What’s more likely is that the interactions your attendees have with new acquaintances from neighboring departments/cities/industries will leave a more durable impression. These are the folks that swap stories and shop talk and contacts. Street-level talk makes an impression that is actionable because the stories relate to our everyday experience.
A very smart client did this very thing recently. My client invited rising industry stars to be part of a conversation round-table. My client scheduled their executives to speak—but not to dominate with sermons and monologues. Instead—and this is the bit of genius I most appreciated—the executive talks were conversation-starters. And these executives actively shared their authority out. That is, they invited participation during their allotted time.
And, most amazing, they paused to wait for responses.

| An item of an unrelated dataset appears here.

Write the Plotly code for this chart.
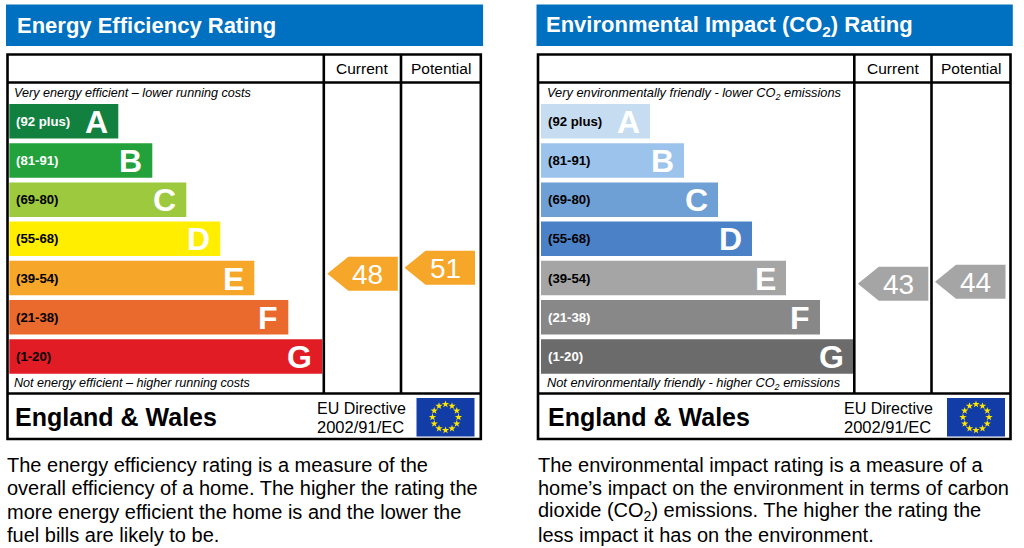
import plotly.graph_objects as go
import math

# ---------------- data ----------------
bands = ["A", "B", "C", "D", "E", "F", "G"]
band_labels = ["(92 plus)", "(81-91)", "(69-80)", "(55-68)", "(39-54)", "(21-38)", "(1-20)"]
band_low = [92, 81, 69, 55, 39, 21, 1]
band_high = [100, 91, 80, 68, 54, 38, 20]
energy_colors = ["#12813f", "#23a13b", "#9cc93d", "#ffee00", "#f6a629", "#ea6a2d", "#e21c25"]
env_colors = ["#c6dcf1", "#9cc3eb", "#6ea0d6", "#4b81c6", "#a5a5a5", "#888888", "#6b6b6b"]
energy_label_colors = ["white", "white", "black", "black", "black", "black", "black"]
env_label_colors = ["black", "black", "black", "black", "black", "white", "white"]
energy_current = 48
energy_potential = 51
env_current = 43
env_potential = 44

energy_title = "<b>Energy Efficiency Rating</b>"
env_title = "<b>Environmental Impact (CO<sub>2</sub>) Rating</b>"
energy_top_note = "<i>Very energy efficient – lower running costs</i>"
energy_bottom_note = "<i>Not energy efficient – higher running costs</i>"
env_top_note = "<i>Very environmentally friendly - lower CO<sub>2</sub> emissions</i>"
env_bottom_note = "<i>Not environmentally friendly - higher CO<sub>2</sub> emissions</i>"
column_headers = ["Current", "Potential"]
footer_region = "<b>England & Wales</b>"
footer_directive = ["EU Directive", "2002/91/EC"]
energy_text = [
    "The energy efficiency rating is a measure of the",
    "overall efficiency of a home. The higher the rating the",
    "more energy efficient the home is and the lower the",
    "fuel bills are likely to be.",
]
env_text = [
    "The environmental impact rating is a measure of a",
    "home’s impact on the environment in terms of carbon",
    "dioxide (CO<sub>2</sub>) emissions. The higher the rating the",
    "less impact it has on the environment.",
]

# ---------------- layout geometry (style) ----------------
W, H = 1024, 548
FONT = "Liberation Sans, Arial, sans-serif"
BLUE = "#0070c0"
FLAG = "#123da6"
TABLE_TOP, HEADER_BOT, FOOT_TOP, TABLE_BOT = 54.5, 82.5, 393.5, 439
BAND_TOP0, BAND_PITCH, BAND_H = 104, 39.2, 34.5
BAR_W0, BAR_WSTEP = 109, 34
ARROW_W, ARROW_TIP, ARROW_H = 70.5, 21, 34
LW = 2.6

panels = [
    dict(x0=7.5, x1=480.8, bar_left=9.3, colors=energy_colors, lab_colors=energy_label_colors,
         cur=energy_current, pot=energy_potential, title=energy_title,
         top=energy_top_note, bot=energy_bottom_note, text=energy_text,
         region_dx=5.5, dir_dx=307.5, note_dx=4, note_size=12.6, title_dx=7.5),
    dict(x0=538, x1=1010.5, bar_left=541, colors=env_colors, lab_colors=env_label_colors,
         cur=env_current, pot=env_potential, title=env_title,
         top=env_top_note, bot=env_bottom_note, text=env_text,
         region_dx=8, dir_dx=304, note_dx=6.5, note_size=12.8, title_dx=6),
]


def band_of(v):
    for i, (lo, hi) in enumerate(zip(band_low, band_high)):
        if lo <= v <= hi:
            return i
    return len(bands) - 1


def score_y(v):
    i = band_of(v)
    lo, hi = band_low[i], band_high[i]
    top = BAND_TOP0 + BAND_PITCH * i
    return top + 1 + (hi - v) / (hi - lo) * (BAND_H - 4.5)


fig = go.Figure()
shapes = []
ann = []

for p in panels:
    x0, x1 = p["x0"], p["x1"]
    col1, col2 = x0 + 316.3, x0 + 393.5
    # title bar
    shapes.append(dict(type="rect", x0=x0 - 1.5, x1=x1 + 2.3, y0=4.5, y1=46, fillcolor=BLUE,
                       line=dict(width=0), layer="below"))
    ann.append(dict(x=x0 + p["title_dx"], y=25.5, text=p["title"], xanchor="left", yanchor="middle",
                    showarrow=False, font=dict(family=FONT, size=22, color="white")))
    # table frame
    shapes.append(dict(type="rect", x0=x0, x1=x1, y0=TABLE_TOP, y1=TABLE_BOT,
                       line=dict(color="black", width=LW)))
    shapes.append(dict(type="line", x0=x0, x1=x1, y0=HEADER_BOT, y1=HEADER_BOT,
                       line=dict(color="black", width=LW)))
    shapes.append(dict(type="line", x0=x0, x1=x1, y0=FOOT_TOP, y1=FOOT_TOP,
                       line=dict(color="black", width=LW)))
    for cx in (col1, col2):
        shapes.append(dict(type="line", x0=cx, x1=cx, y0=TABLE_TOP, y1=FOOT_TOP,
                           line=dict(color="black", width=LW)))
    for hdr, cx in zip(column_headers, (col1, col2)):
        nxt = col2 if cx == col1 else x1
        ann.append(dict(x=(cx + nxt) / 2, y=68.5, text=hdr, showarrow=False,
                        xanchor="center", yanchor="middle",
                        font=dict(family=FONT, size=15.5, color="black")))
    # notes
    ann.append(dict(x=x0 + p["note_dx"], y=93, text=p["top"], xanchor="left", yanchor="middle",
                    showarrow=False, font=dict(family=FONT, size=p["note_size"], color="black")))
    ann.append(dict(x=x0 + p["note_dx"], y=383, text=p["bot"], xanchor="left", yanchor="middle",
                    showarrow=False, font=dict(family=FONT, size=p["note_size"], color="black")))

    # bands
    centers = [BAND_TOP0 + BAND_PITCH * i + BAND_H / 2 for i in range(len(bands))]
    widths = [BAR_W0 + BAR_WSTEP * i for i in range(len(bands))]
    fig.add_trace(go.Bar(orientation="h", y=centers, x=widths, base=[p["bar_left"]] * len(bands),
                         width=BAND_H, marker=dict(color=p["colors"], line=dict(width=0)),
                         hoverinfo="skip", showlegend=False))
    for i, b in enumerate(bands):
        ann.append(dict(x=p["bar_left"] + 5, y=centers[i], text="<b>%s</b>" % band_labels[i],
                        xanchor="left", yanchor="middle", showarrow=False,
                        font=dict(family=FONT, size=13.2, color=p["lab_colors"][i])))
        ann.append(dict(x=p["bar_left"] + widths[i] - 8, y=centers[i] + 0.5, text="<b>%s</b>" % b,
                        xanchor="right", yanchor="middle", showarrow=False,
                        font=dict(family=FONT, size=32, color="white")))

    # arrows
    for val, cx in ((p["cur"], col1), (p["pot"], col2)):
        yc = score_y(val)
        left = cx + 3.5
        right = left + ARROW_W
        xs = [left, left + ARROW_TIP, right, right, left + ARROW_TIP, left]
        ys = [yc, yc - ARROW_H / 2, yc - ARROW_H / 2, yc + ARROW_H / 2, yc + ARROW_H / 2, yc]
        fig.add_trace(go.Scatter(x=xs, y=ys, mode="lines", fill="toself",
                                 fillcolor=p["colors"][band_of(val)], line=dict(width=0),
                                 hoverinfo="skip", showlegend=False))
        ann.append(dict(x=left + 40.5, y=yc + 0.5, text=str(val), xanchor="center", yanchor="middle",
                        showarrow=False, font=dict(family=FONT, size=28, color="white")))

    # footer
    ann.append(dict(x=x0 + p["region_dx"], y=417, text=footer_region, xanchor="left", yanchor="middle",
                    showarrow=False, font=dict(family=FONT, size=25, color="black")))
    ann.append(dict(x=x0 + p["dir_dx"], y=408.5, text=footer_directive[0], xanchor="left",
                    yanchor="middle", showarrow=False, font=dict(family=FONT, size=16, color="black")))
    ann.append(dict(x=x0 + p["dir_dx"], y=426.5, text=footer_directive[1], xanchor="left",
                    yanchor="middle", showarrow=False, font=dict(family=FONT, size=16.5, color="black")))
    fx0, fx1, fy0, fy1 = x0 + 409, x0 + 467, 398, 436.5
    shapes.append(dict(type="rect", x0=fx0, x1=fx1, y0=fy0, y1=fy1, fillcolor=FLAG,
                       line=dict(width=0), layer="below"))
    fcx, fcy = (fx0 + fx1) / 2, (fy0 + fy1) / 2
    sx = [fcx + 13 * math.sin(2 * math.pi * k / 12) for k in range(12)]
    sy = [fcy - 13 * math.cos(2 * math.pi * k / 12) for k in range(12)]
    fig.add_trace(go.Scatter(x=sx, y=sy, mode="markers",
                             marker=dict(symbol="star", size=5.5, color="#ffe500", line=dict(width=0)),
                             hoverinfo="skip", showlegend=False))

    # explanatory paragraph
    for k, line in enumerate(p["text"]):
        ann.append(dict(x=x0 - 2.5, y=465 + 23.3 * k, text=line, xanchor="left", yanchor="middle",
                        showarrow=False, font=dict(family=FONT, size=20, color="black")))

fig.update_layout(
    width=W, height=H, margin=dict(l=0, r=0, t=0, b=0),
    paper_bgcolor="white", plot_bgcolor="white", barmode="overlay",
    xaxis=dict(range=[0, W], visible=False, fixedrange=True),
    yaxis=dict(range=[H, 0], visible=False, fixedrange=True),
    shapes=shapes, annotations=ann, showlegend=False,
)

fig.write_html("out.html", config={"displayModeBar": False},
               post_script="document.body.style.margin='0';document.body.style.overflow='hidden';")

Responses came. Too many responses which all took too much time. Time slots overran. But that was the whole point: the conversation. And true to form, sparks of insight came as the rising industry stars reacted. I left with pages of notes from the conversations and I’m certain the participants left with brand new knowledge lodged in their brain pans. That new knowledge came not because the speakers’ messages were so good, but because the participants actively connected those messages with others and their own experiences.
May it ever be so with all professors and pastors and executives and professional pulpiteers: let them stay open for the conversation to follow.